Saturday 29 August 2009

Watched The Wrestler

Micky Rourke's bravura, first and foremost. My first reaction last night, right after seeing the film: the allegorical dimension is rather simple and transparent, as it seems, for a European outsider with an image of the USA largely filtered through film and television. "USA! USA!" the audience chants when Randy "the Ram" Robinson (whose real name is Robin Ramzinski, of course) meets Necro the drug addict or the wrestler with mohawk hairdo and finally the Ayatollah himself, waving Iran's flag. Sexism, consumerism, utter violence as entertainment, all the appropriate themes, the daughter's lesbianism, etc.; Ram as sacrifice and Christ figure with stigmata (including the direct and ironic reference to The Passion of the Christ), et cetera et cetera. Is it all too obvious, then?

When the first impression is followed by this certain unease, I know I may have encountered something that really touches me in a more profound way, beyond the beauty of the film as a film and beyond the angry "message" directed rather at the American society than the average outside viewer who feels he has "seen it all" already, not to mention the melodramatic and sentimental ingredients of whose power I find myself ambiguously "critically aware." At least the strong presence of the allegorical dimension invites me to attempt thinking more clearly about allegory – I also guess I will watch The Wrestler again some time.



(Above: "The official trailer" via YouTube.)
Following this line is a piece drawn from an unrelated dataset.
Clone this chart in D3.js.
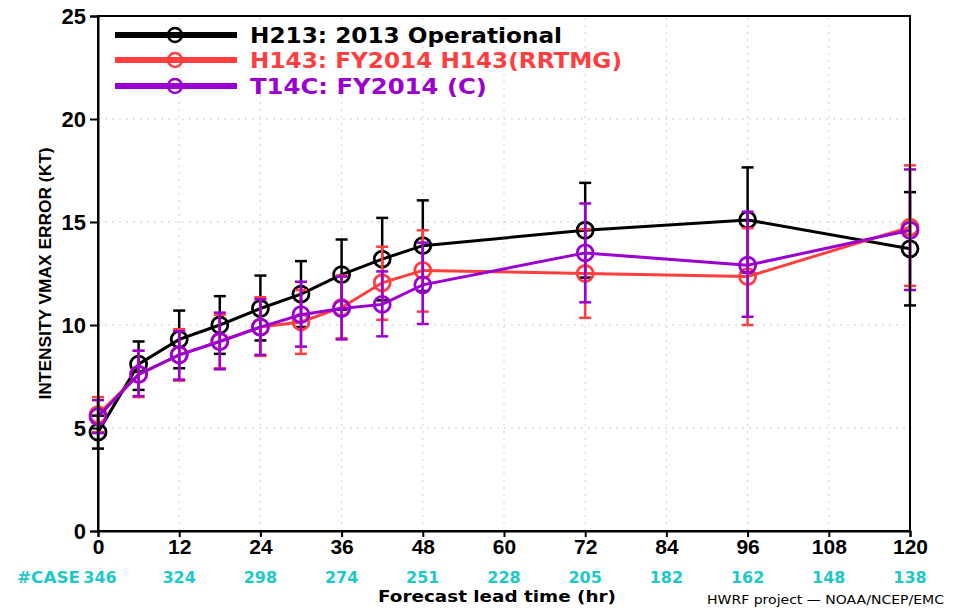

I have to point out that the "American culture" and "American society" are by no means geographically determined and bound by the borders of the nation. The American culture and society is everywhere. This pervasiveness allows us non-US citizens (I have never even visited America!) also to enjoy the humorous, ambivalently nostalgic references to the eighties' emphasis on partying to hard rock against "that pussy Cobain," an incarnation of the nineties, who ruined everything, etc.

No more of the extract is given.